▸ **SUPPLIED MATERIAL**
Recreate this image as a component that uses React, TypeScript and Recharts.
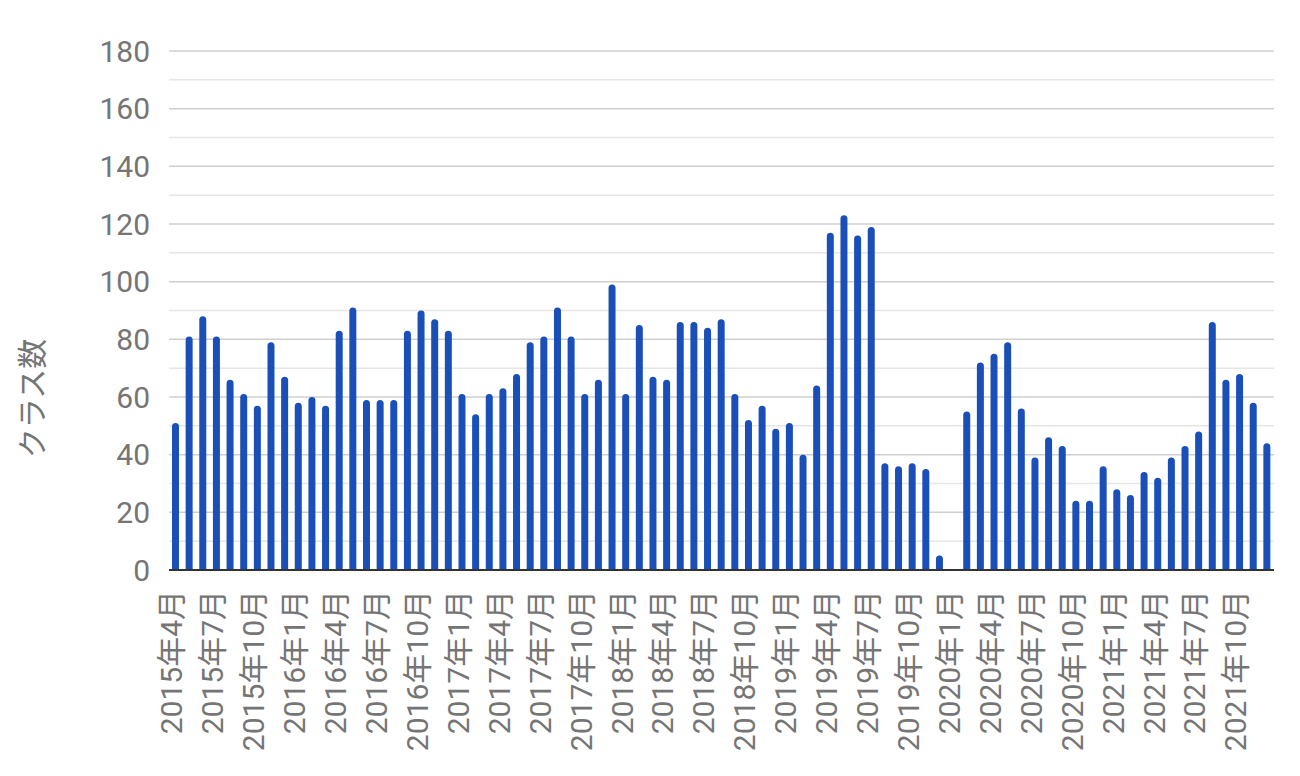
import { BarChart, Bar, XAxis, YAxis, CartesianGrid } from 'recharts';

// monthly class counts, April 2015 .. December 2021
const classes2015 = [51, 81, 88, 81, 66, 61, 57, 79, 67]; // Apr-Dec
const classes2016 = [58, 60, 57, 83, 91, 59, 59, 59, 83, 90, 87, 83];
const classes2017 = [61, 54, 61, 63, 68, 79, 81, 91, 81, 61, 66, 99];
const classes2018 = [61, 85, 67, 66, 86, 86, 84, 87, 61, 52, 57, 49];
const classes2019 = [51, 40, 64, 117, 123, 116, 119, 37, 36, 37, 35, 5];
const classes2020 = [null, 55, 72, 75, 79, 56, 39, 46, 43, 24, 24, 36];
const classes2021 = [28, 26, 34, 32, 39, 43, 48, 86, 66, 68, 58, 44];

const years = [2015, 2016, 2017, 2018, 2019, 2020, 2021];
const yearlyCounts = [classes2015, classes2016, classes2017, classes2018, classes2019, classes2020, classes2021];

const yTicks = [0, 20, 40, 60, 80, 100, 120, 140, 160, 180];
const yMinorTicks = [10, 30, 50, 70, 90, 110, 130, 150, 170];

const data = years.flatMap((year, i) => {
    const counts = yearlyCounts[i];
    const firstMonth = 13 - counts.length;
    return counts.map((count, j) => ({
        month: `${year}年${firstMonth + j}月`,
        count,
    }));
});

const FONT = "Roboto, 'Noto Sans CJK JP', sans-serif";
const TEXT_COLOR = '#757575';

function MonthTick({ x, y, payload }: any) {
    return (
        <text
            transform={`translate(${x - 4},${y + 12}) rotate(-90)`}
            textAnchor="end"
            dominantBaseline="central"
            fontFamily={FONT}
            fontSize={30}
            fill={TEXT_COLOR}
        >
            {payload.value}
        </text>
    );
}

function AxisTitle({ viewBox }: any) {
    const cx = viewBox.x - 37;
    const cy = viewBox.y + viewBox.height / 2 + 88;
    return (
        <text
            transform={`translate(${cx},${cy}) rotate(-90)`}
            textAnchor="middle"
            dominantBaseline="central"
            fontFamily={FONT}
            fontSize={30}
            fill={TEXT_COLOR}
        >
            クラス数
        </text>
    );
}

export default function App() {
    return (
        <BarChart
            width={1292}
            height={768}
            data={data}
            margin={{ top: 43, right: 26, bottom: 16, left: 61 }}
        >
            <CartesianGrid vertical={false} horizontalValues={yMinorTicks} stroke="#e6e6e6" strokeWidth={1.5} />
            <CartesianGrid vertical={false} stroke="#cfcfcf" strokeWidth={1.5} />
            <XAxis
                dataKey="month"
                interval={2}
                tick={<MonthTick />}
                tickLine={false}
                axisLine={{ stroke: '#333333', strokeWidth: 2 }}
                height={190}
            />
            <YAxis
                domain={[0, 180]}
                ticks={yTicks}
                axisLine={false}
                tickLine={false}
                tickMargin={13}
                width={100}
                tick={{ fontFamily: FONT, fontSize: 30, fill: TEXT_COLOR }}
                label={<AxisTitle />}
            />
            <Bar
                dataKey="count"
                fill="#1a4fb8"
                barSize={7}
                radius={[3.5, 3.5, 0, 0]}
                isAnimationActive={false}
            />
        </BarChart>
    );
}
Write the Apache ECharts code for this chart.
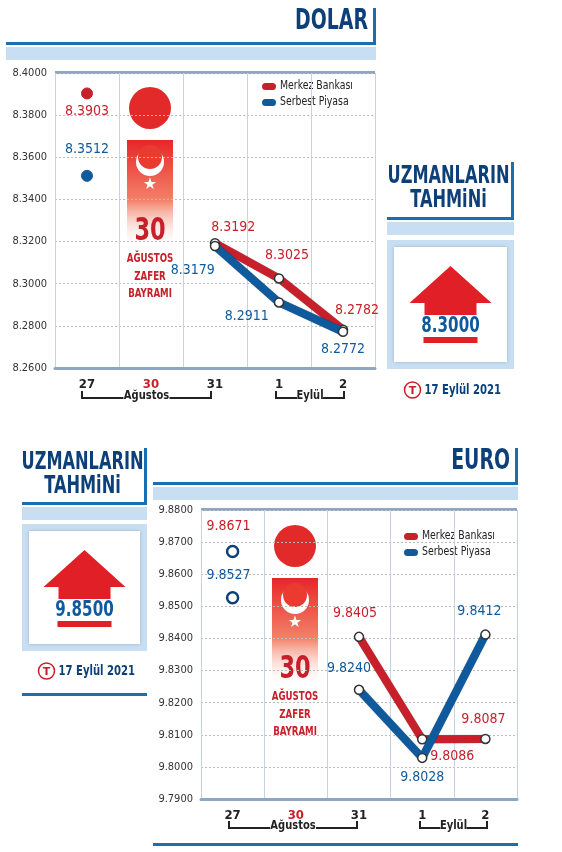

▸ **TASK OBJECTIVE**
Transcribe the material exactly, and leave out whatever pictures it holds.

▸ **ANSWER TO THE PROBLEM**
Recreate this image as a component that uses React, TypeScript and Recharts.
import { BarChart, Bar, XAxis, YAxis, CartesianGrid } from 'recharts';

// monthly class counts, April 2015 .. December 2021
const classes2015 = [51, 81, 88, 81, 66, 61, 57, 79, 67]; // Apr-Dec
const classes2016 = [58, 60, 57, 83, 91, 59, 59, 59, 83, 90, 87, 83];
const classes2017 = [61, 54, 61, 63, 68, 79, 81, 91, 81, 61, 66, 99];
const classes2018 = [61, 85, 67, 66, 86, 86, 84, 87, 61, 52, 57, 49];
const classes2019 = [51, 40, 64, 117, 123, 116, 119, 37, 36, 37, 35, 5];
const classes2020 = [null, 55, 72, 75, 79, 56, 39, 46, 43, 24, 24, 36];
const classes2021 = [28, 26, 34, 32, 39, 43, 48, 86, 66, 68, 58, 44];

const years = [2015, 2016, 2017, 2018, 2019, 2020, 2021];
const yearlyCounts = [classes2015, classes2016, classes2017, classes2018, classes2019, classes2020, classes2021];

const yTicks = [0, 20, 40, 60, 80, 100, 120, 140, 160, 180];
const yMinorTicks = [10, 30, 50, 70, 90, 110, 130, 150, 170];

const data = years.flatMap((year, i) => {
    const counts = yearlyCounts[i];
    const firstMonth = 13 - counts.length;
    return counts.map((count, j) => ({
        month: `${year}年${firstMonth + j}月`,
        count,
    }));
});

const FONT = "Roboto, 'Noto Sans CJK JP', sans-serif";
const TEXT_COLOR = '#757575';

function MonthTick({ x, y, payload }: any) {
    return (
        <text
            transform={`translate(${x - 4},${y + 12}) rotate(-90)`}
            textAnchor="end"
            dominantBaseline="central"
            fontFamily={FONT}
            fontSize={30}
            fill={TEXT_COLOR}
        >
            {payload.value}
        </text>
    );
}

function AxisTitle({ viewBox }: any) {
    const cx = viewBox.x - 37;
    const cy = viewBox.y + viewBox.height / 2 + 88;
    return (
        <text
            transform={`translate(${cx},${cy}) rotate(-90)`}
            textAnchor="middle"
            dominantBaseline="central"
            fontFamily={FONT}
            fontSize={30}
            fill={TEXT_COLOR}
        >
            クラス数
        </text>
    );
}

export default function App() {
    return (
        <BarChart
            width={1292}
            height={768}
            data={data}
            margin={{ top: 43, right: 26, bottom: 16, left: 61 }}
        >
            <CartesianGrid vertical={false} horizontalValues={yMinorTicks} stroke="#e6e6e6" strokeWidth={1.5} />
            <CartesianGrid vertical={false} stroke="#cfcfcf" strokeWidth={1.5} />
            <XAxis
                dataKey="month"
                interval={2}
                tick={<MonthTick />}
                tickLine={false}
                axisLine={{ stroke: '#333333', strokeWidth: 2 }}
                height={190}
            />
            <YAxis
                domain={[0, 180]}
                ticks={yTicks}
                axisLine={false}
                tickLine={false}
                tickMargin={13}
                width={100}
                tick={{ fontFamily: FONT, fontSize: 30, fill: TEXT_COLOR }}
                label={<AxisTitle />}
            />
            <Bar
                dataKey="count"
                fill="#1a4fb8"
                barSize={7}
                radius={[3.5, 3.5, 0, 0]}
                isAnimationActive={false}
            />
        </BarChart>
    );
}
Write the Apache ECharts code for this chart.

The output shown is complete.